= Privy Seal of England =

English government office and seal

The privy seal of England originally served to authenticate the king's personal communication and can be traced back to the reign of King John in the early thirteenth century. While the Great Seal was required to remain in Chancery, the Privy Seal travelled with the sovereign. However, during the second half of King Edward III's reign, in the mid-fourteenth century, the Office of the Privy Seal took on various additional government roles. This led to the development of a third seal, known at first as the "secret" seal, to handle the private communication that had been the original remit of the Privy Seal.

By the end of Edward III's reign, this seal was known as the Signet and was in the custody of the King's Secretary.
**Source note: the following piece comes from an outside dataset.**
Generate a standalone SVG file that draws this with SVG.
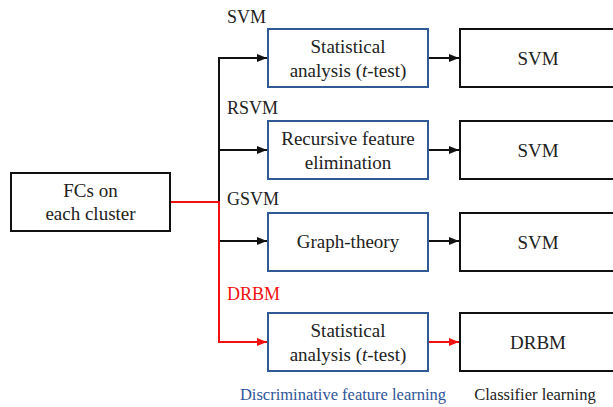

As such it is the precursor to the seals of office held by today's Secretaries of State.

The Great Seal Act 1884 (47 & 48 Vict. c. 30) effectively ended the use of the Privy Seal by providing that it was no longer necessary for any instrument to be passed under the Privy Seal.
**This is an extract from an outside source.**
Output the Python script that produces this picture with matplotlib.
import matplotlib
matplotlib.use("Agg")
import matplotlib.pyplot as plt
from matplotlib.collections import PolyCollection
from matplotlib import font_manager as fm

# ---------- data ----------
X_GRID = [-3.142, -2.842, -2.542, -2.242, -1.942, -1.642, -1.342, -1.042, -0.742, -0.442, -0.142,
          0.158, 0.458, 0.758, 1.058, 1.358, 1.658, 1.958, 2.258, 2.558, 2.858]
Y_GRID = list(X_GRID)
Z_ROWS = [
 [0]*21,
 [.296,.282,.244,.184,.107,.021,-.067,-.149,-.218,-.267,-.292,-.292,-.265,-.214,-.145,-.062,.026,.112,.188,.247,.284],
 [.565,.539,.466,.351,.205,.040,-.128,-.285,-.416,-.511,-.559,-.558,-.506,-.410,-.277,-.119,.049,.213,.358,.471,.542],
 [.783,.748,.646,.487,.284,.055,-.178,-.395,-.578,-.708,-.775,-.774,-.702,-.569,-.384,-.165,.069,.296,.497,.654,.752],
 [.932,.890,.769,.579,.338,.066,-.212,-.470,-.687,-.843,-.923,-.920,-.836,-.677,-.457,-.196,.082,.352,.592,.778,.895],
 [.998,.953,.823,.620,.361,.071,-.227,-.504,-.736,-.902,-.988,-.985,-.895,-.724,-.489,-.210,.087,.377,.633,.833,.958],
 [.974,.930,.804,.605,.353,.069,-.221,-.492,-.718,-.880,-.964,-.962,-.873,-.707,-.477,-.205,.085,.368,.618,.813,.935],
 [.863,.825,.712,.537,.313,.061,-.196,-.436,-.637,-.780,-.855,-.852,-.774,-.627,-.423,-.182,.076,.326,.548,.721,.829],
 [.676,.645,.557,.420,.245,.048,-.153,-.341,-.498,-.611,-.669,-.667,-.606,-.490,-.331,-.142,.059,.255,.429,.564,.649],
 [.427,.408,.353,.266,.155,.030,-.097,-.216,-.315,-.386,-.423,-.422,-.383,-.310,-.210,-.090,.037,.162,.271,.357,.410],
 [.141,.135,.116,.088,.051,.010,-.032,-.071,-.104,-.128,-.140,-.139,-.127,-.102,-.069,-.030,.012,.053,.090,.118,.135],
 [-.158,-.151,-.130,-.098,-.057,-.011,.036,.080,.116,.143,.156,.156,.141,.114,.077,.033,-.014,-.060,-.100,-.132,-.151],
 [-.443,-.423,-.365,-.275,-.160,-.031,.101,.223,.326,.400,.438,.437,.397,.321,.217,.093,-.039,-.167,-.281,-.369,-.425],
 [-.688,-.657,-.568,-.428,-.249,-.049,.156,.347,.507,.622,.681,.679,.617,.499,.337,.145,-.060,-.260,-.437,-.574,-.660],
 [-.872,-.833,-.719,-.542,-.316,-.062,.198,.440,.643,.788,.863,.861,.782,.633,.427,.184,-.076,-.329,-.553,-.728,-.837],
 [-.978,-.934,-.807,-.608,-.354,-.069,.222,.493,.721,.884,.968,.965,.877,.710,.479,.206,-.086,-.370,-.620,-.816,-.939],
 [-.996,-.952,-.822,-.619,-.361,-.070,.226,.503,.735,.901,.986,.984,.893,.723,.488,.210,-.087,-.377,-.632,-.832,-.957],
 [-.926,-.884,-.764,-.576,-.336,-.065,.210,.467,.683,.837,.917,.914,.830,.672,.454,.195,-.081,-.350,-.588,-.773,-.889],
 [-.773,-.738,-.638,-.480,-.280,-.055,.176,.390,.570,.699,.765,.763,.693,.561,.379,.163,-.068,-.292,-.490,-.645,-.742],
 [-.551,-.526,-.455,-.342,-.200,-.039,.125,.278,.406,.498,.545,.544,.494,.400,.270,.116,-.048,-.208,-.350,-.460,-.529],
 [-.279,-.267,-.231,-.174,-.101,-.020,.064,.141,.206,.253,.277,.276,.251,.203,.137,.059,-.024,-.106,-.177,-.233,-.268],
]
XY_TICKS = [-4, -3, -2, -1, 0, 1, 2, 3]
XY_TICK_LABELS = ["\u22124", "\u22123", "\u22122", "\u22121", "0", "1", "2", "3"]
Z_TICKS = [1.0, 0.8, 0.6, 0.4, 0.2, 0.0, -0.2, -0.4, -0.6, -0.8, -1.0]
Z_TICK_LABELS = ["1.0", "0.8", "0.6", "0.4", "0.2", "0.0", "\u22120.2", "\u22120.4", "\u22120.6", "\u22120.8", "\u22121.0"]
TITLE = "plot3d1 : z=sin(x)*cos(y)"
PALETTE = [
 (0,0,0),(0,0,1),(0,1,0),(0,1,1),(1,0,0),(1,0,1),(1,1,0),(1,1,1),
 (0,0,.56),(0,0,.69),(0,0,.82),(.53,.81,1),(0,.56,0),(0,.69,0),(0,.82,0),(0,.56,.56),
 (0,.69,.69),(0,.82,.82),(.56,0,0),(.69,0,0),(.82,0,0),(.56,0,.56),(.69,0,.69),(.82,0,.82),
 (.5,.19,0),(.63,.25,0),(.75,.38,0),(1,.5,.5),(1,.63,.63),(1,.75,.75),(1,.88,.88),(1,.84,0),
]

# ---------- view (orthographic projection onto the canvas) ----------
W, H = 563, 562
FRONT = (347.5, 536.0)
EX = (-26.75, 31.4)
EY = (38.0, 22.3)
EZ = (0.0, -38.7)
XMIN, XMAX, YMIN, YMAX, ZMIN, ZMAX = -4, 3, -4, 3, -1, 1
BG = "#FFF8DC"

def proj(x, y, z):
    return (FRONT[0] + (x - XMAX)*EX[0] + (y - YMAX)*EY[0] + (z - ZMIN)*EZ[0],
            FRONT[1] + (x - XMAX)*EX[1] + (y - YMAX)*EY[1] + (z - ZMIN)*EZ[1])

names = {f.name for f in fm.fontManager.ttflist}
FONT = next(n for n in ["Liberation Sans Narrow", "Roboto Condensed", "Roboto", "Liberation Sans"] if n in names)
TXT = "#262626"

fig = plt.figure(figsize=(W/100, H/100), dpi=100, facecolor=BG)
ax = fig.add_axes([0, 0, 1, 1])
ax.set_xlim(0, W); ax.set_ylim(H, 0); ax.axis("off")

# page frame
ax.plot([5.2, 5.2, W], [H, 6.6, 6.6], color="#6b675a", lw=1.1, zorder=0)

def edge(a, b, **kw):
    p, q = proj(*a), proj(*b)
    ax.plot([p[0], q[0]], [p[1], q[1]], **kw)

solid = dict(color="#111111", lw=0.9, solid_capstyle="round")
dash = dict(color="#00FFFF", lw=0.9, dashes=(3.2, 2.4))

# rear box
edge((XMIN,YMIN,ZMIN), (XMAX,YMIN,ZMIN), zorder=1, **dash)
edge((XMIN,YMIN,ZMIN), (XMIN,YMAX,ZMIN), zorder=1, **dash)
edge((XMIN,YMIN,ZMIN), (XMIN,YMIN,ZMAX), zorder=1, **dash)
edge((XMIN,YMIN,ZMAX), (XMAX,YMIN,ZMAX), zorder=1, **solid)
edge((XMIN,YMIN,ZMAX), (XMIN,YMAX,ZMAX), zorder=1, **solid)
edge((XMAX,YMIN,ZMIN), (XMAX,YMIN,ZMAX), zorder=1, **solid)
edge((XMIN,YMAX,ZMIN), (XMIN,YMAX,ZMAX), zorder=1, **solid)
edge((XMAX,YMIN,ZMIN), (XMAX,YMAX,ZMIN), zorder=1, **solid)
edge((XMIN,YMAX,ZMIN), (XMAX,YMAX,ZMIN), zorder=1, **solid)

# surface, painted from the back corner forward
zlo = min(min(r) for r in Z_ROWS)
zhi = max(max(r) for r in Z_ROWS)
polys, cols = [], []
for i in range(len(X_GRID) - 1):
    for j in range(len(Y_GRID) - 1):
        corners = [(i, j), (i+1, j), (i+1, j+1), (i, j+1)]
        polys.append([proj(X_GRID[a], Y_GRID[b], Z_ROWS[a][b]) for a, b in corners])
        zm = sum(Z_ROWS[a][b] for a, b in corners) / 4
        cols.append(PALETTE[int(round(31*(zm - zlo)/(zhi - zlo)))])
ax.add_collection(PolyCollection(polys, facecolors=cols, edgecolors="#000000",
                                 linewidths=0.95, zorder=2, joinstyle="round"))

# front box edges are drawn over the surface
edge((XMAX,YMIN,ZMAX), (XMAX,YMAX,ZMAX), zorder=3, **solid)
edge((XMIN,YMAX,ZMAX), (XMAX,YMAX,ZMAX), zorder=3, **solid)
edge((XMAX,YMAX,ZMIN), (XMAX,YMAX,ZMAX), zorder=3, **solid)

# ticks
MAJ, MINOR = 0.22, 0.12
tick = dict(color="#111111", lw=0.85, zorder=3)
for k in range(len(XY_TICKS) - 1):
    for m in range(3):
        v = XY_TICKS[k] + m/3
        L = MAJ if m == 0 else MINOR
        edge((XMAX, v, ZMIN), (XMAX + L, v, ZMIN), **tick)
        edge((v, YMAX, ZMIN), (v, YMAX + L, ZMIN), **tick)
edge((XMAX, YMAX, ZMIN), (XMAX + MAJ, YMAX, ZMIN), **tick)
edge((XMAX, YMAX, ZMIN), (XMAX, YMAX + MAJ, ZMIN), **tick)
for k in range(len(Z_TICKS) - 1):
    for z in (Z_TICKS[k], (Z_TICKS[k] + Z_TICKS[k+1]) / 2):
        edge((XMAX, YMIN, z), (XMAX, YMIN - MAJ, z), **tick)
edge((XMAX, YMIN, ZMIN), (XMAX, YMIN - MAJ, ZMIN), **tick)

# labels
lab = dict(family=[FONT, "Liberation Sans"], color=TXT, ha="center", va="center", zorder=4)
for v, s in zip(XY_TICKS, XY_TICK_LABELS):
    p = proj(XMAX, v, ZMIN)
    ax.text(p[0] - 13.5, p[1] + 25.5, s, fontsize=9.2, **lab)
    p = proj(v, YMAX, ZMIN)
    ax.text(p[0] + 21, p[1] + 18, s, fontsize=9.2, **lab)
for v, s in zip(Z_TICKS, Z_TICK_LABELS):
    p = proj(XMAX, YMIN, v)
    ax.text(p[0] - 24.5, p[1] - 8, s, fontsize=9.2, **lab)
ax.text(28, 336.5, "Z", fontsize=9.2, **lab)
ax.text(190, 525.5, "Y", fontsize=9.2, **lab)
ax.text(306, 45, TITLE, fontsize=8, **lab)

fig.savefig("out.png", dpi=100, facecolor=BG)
==Keepers of the Privy Seal==
The Privy Seal of England was originally overseen by the Clerks of the King's Chamber, but soon came to be kept by the controller of the wardrobe; by 1323, however, the distinct office of Keeper of the Privy Seal had emerged with the appointment of Adam de Lymbergh (the first Keeper, who was not also Controller, having been appointed in 1307). The present-day title of this office, Lord Privy Seal, is first recorded in 1539.